The answer lies in Marbury v Madison, a case from 1803 in which John Marshall (pictured above), America’s fourth chief justice, brilliantly salvaged—and expanded—the power of the Supreme Court. Facing a case that pit Federalists against their bitter rivals, the Democratic-Republican party of President Thomas Jefferson, Marshall worried that a ruling in favour of the administration would look like capitulation but that deciding against it might lead Jefferson to defy the Supreme Court. In Marbury, Marshall managed to defang his political opponents with a nominal win while arming the court with a startling new power: judicial review. “It is emphatically the duty and province of the judicial department”, he wrote, “to say what the law is”.
Presidents generally respect this principle but not all—including Andrew Jackson, Abraham Lincoln and Franklin Delano Roosevelt—have always hewed to the Supreme Court’s line. Jackson, whose portrait Mr Trump hung in the oval office days after assuming the presidency, believed that “the Supreme Court must not...be permitted to control the Congress or the executive”. Scholars continue to debate the soundness of Marshall’s reasoning in Marbury, but the power of the judiciary to strike down laws and executive actions as unconstitutional has become a universal and long-lasting norm.
How America’s courts can keep the government in check
The judiciary’s power to strike down laws and executive actions as unconstitutional dates from 1803
The Economist explains
OVER the weekend, Stephen Miller, a White House adviser, lashed out at the federal judges who have put the brakes on Donald Trump’s travel and immigration bans. On ABC’s “This Week”, Mr Miller told George Stephanopoulos that “the judiciary is not supreme”. On “Fox News Sunday”, he called the recent decisions by district and circuit court judges “a judicial usurpation of power”. Mr Trump’s authority to limit immigration, he said, is “beyond question”. This sweeping view of executive power is quite at odds with the judges’ view. In its ruling upholding the district court’s freeze on the executive order, the three-judge panel at the Ninth Circuit Court of Appeals depicted Mr Trump’s lawyer’s claims as out of bounds: “[T]he Supreme Court has repeatedly and explicitly rejected the notion that the political branches have unreviewable authority over immigration or are not subject to the Constitution when policymaking in that context”. It is “beyond question that the federal judiciary retains the authority to adjudicate constitutional challenges to executive action”.
Each branch of government telling the other that its position is “beyond question” presents an impasse.
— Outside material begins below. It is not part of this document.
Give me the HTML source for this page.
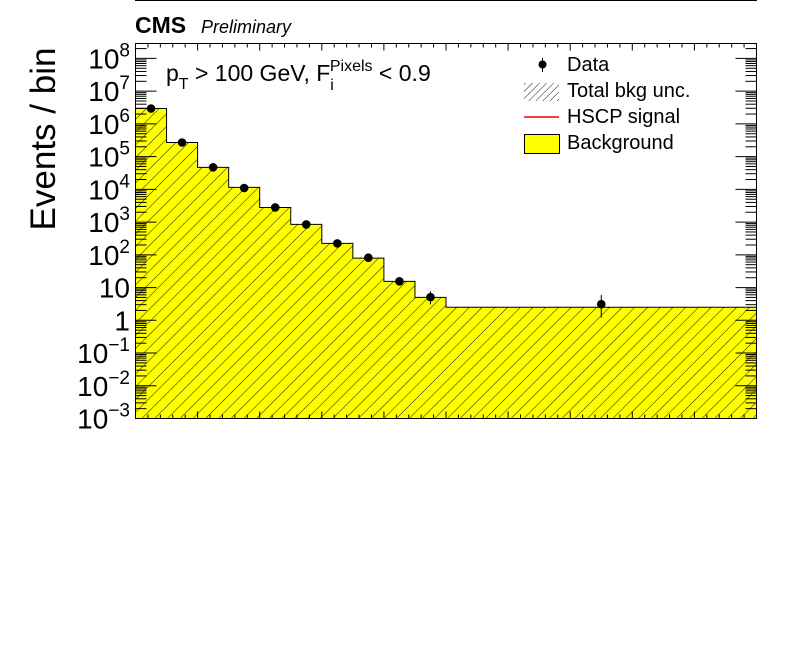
<!DOCTYPE html>
<html><head><meta charset="utf-8"><style>
html,body{margin:0;padding:0;background:#fff;}
svg{display:block;font-family:"Liberation Sans",Arial,sans-serif;}
</style></head><body>
<svg id="chart" width="796" height="672" viewBox="0 0 796 672">
<defs>
<pattern id="hatch" patternUnits="userSpaceOnUse" width="9" height="9" patternTransform="rotate(45)">
<line x1="0" y1="0" x2="0" y2="9" stroke="#000" stroke-width="0.9"/>
</pattern>
<pattern id="hatch2" patternUnits="userSpaceOnUse" width="5" height="5" patternTransform="rotate(45)">
<line x1="0" y1="0" x2="0" y2="5" stroke="#000" stroke-width="0.9"/>
</pattern>
</defs>
<line x1="135" y1="0.5" x2="757" y2="0.5" stroke="#000" stroke-width="1"/>
<text x="135" y="33" font-size="23" font-weight="bold">CMS</text>
<text x="201" y="33" font-size="18" font-style="italic">Preliminary</text>
<g id="bars"></g>
<g id="ticks"></g>
<g id="ylabels"></g>
<g id="points"></g>
<rect x="135.5" y="43.5" width="621" height="375" fill="none" stroke="#000" stroke-width="1"/>
<text transform="translate(55,139) rotate(-90)" text-anchor="middle" font-size="35">Events / bin</text>
<text x="166" y="81" font-size="23">p<tspan font-size="16" dy="8">T</tspan><tspan dy="-8"> &gt; 100 GeV, F</tspan><tspan font-size="16" dy="9">i</tspan><tspan font-size="16" dy="-19" dx="-4">Pixels</tspan><tspan dy="10"> &lt; 0.9</tspan></text>
<g>
<g>
<line x1="542.5" y1="58" x2="542.5" y2="72" stroke="#000" stroke-width="1"/>
<circle cx="542.5" cy="64.5" r="4" fill="#000"/>
<text x="567" y="71" font-size="20">Data</text></g>
<g>
<rect x="524" y="83" width="35" height="18" fill="url(#hatch2)"/>
<text x="567" y="97" font-size="20">Total bkg unc.</text></g>
<g>
<line x1="524" y1="117" x2="559" y2="117" stroke="#e00" stroke-width="1.5"/>
<text x="567" y="123" font-size="20">HSCP signal</text></g>
<g>
<rect x="524.5" y="134.5" width="35" height="19" fill="#ff0" stroke="#000" stroke-width="1"/>
<text x="567" y="149" font-size="20">Background</text></g>
</g>
</svg>
<script>
const binEdges=[0,1,2,3,4,5,6,7,8,9,10,20];
const bkgValues=[2.95e6,2.7e5,4.7e4,1.15e4,2.8e3,850,224,79,15.5,5.0,2.5];
const dataX=[0.5,1.5,2.5,3.5,4.5,5.5,6.5,7.5,8.5,9.5,15];
const dataValues=[2.95e6,2.7e5,4.7e4,1.1e4,2.8e3,850,224,82,15.5,5.1,3.1];
const dataErrLo=[0,0,0,0,0,0,0,0,0,2,1.9];
const dataErrHi=[0,0,0,0,0,0,0,0,0,2.6,2.9];
const yTickExp=[-3,-2,-1,0,1,2,3,4,5,6,7,8];
const yTickText=["10","10","10","1","10","10","10","10","10","10","10","10"];
const yTickSup=["−3","−2","−1","","","2","3","4","5","6","7","8"];
const X0=135.5,X1=756.5,Y0=418.5,Y1=43.5,XMIN=0,XMAX=20,LMIN=-3,LMAX=8.456;
const NS="http://www.w3.org/2000/svg";
function xs(v){return X0+(v-XMIN)/(XMAX-XMIN)*(X1-X0);}
function ys(v){return Y0-(Math.log10(v)-LMIN)/(LMAX-LMIN)*(Y0-Y1);}
function ysl(l){return Y0-(l-LMIN)/(LMAX-LMIN)*(Y0-Y1);}
function mk(t,a,p){const e=document.createElementNS(NS,t);for(const k in a)e.setAttribute(k,a[k]);p.appendChild(e);return e;}
const bars=document.getElementById('bars');
let d="M"+xs(binEdges[0])+","+Y0;
for(let i=0;i<bkgValues.length;i++){const y=Math.max(ys(bkgValues[i]),Y1);d+=" L"+xs(binEdges[i])+","+y+" L"+xs(binEdges[i+1])+","+y;}
d+=" L"+xs(binEdges[binEdges.length-1])+","+Y0+" Z";
const fill=mk('path',{d:d,fill:'#ff0',stroke:'none'},bars);


const hat=mk('path',{d:d,fill:'url(#hatch)',stroke:'#000','stroke-width':1},bars);


const tk=document.getElementById('ticks');
for(let v=0;v<=20.001;v+=0.4){const maj=Math.abs(v/2-Math.round(v/2))<1e-6;const L=maj?7:4;const x=xs(v);
mk('line',{x1:x,y1:Y0,x2:x,y2:Y0-L,stroke:'#000'},tk);mk('line',{x1:x,y1:Y1,x2:x,y2:Y1+L,stroke:'#000'},tk);}
for(let e=-3;e<=8;e++){for(let m=1;m<10;m++){const l=e+Math.log10(m);if(l>LMAX)break;const y=ysl(l);const L=m==1?21:11;
mk('line',{x1:X0,y1:y,x2:X0+L,y2:y,stroke:'#000'},tk);mk('line',{x1:X1,y1:y,x2:X1-L,y2:y,stroke:'#000'},tk);}}
const yl=document.getElementById('ylabels');
for(let i=0;i<yTickExp.length;i++){const y=ysl(yTickExp[i]);
const t=mk('text',{x:130,y:y+10,'font-size':28,'text-anchor':'end'},yl);


const a=document.createElementNS(NS,'tspan');a.textContent=yTickText[i];t.appendChild(a);
if(yTickSup[i]){const s=document.createElementNS(NS,'tspan');s.setAttribute('font-size','19');s.setAttribute('dy','-12');s.textContent=yTickSup[i];t.appendChild(s);}}
const pts=document.getElementById('points');
for(let i=0;i<dataValues.length;i++){const x=xs(dataX[i]),y=ys(dataValues[i]);
const g=mk('g',{},pts);


if(dataErrLo[i]>0||dataErrHi[i]>0){mk('line',{x1:x,y1:ys(dataValues[i]+dataErrHi[i]),x2:x,y2:ys(Math.max(dataValues[i]-dataErrLo[i],1e-3)),stroke:'#000','stroke-width':1},g);}
mk('circle',{cx:x,cy:y,r:4.3,fill:'#000'},g);}
</script>
</body></html>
Surprisingly, a glance at America’s constitution does not suggest a way out: while Article VI declares that the constitution “shall be the supreme law of the land” and every “thing in the constitution or laws of any state to the contrary” must bow before it, there is no provision granting the final word to any particular institution. What, then, is the basis for the judiciary’s power to serve as a check on a president’s executive actions?
The answer lies in Marbury v Madison, a case from 1803 in which John Marshall (pictured above), America’s fourth chief justice, brilliantly salvaged—and expanded—the power of the Supreme Court. Facing a case that pit Federalists against their bitter rivals, the Democratic-Republican party of President Thomas Jefferson, Marshall worried that a ruling in favour of the administration would look like capitulation but that deciding against it might lead Jefferson to defy the Supreme Court. In Marbury, Marshall managed to defang his political opponents with a nominal win while arming the court with a startling new power: judicial review. “It is emphatically the duty and province of the judicial department”, he wrote, “to say what the law is”.
Presidents generally respect this principle but not all—including Andrew Jackson, Abraham Lincoln and Franklin Delano Roosevelt—have always hewed to the Supreme Court’s line. Jackson, whose portrait Mr Trump hung in the oval office days after assuming the presidency, believed that “the Supreme Court must not...be permitted to control the Congress or the executive”. Scholars continue to debate the soundness of Marshall’s reasoning in Marbury, but the power of the judiciary to strike down laws and executive actions as unconstitutional has become a universal and long-lasting norm.
Even Justice Clarence Thomas, who often shows little compunction about abandoning age-old precedents when they depart from his view of a constitutional rule, believes the courts are “the final arbiter” of the constitution’s meaning. In the words of Justice Joseph Story, in a book of legal commentary from 1833, the judiciary’s “interpretation...becomes obligatory and conclusive upon all the departments of the federal government”. For all of Mr Trump’s talk about “so-called judges” and the “political” ruling by the Ninth Circuit, he has not attempted to circumvent the judges’ decisions. For now, Mr Trump is permitting courts to check his power.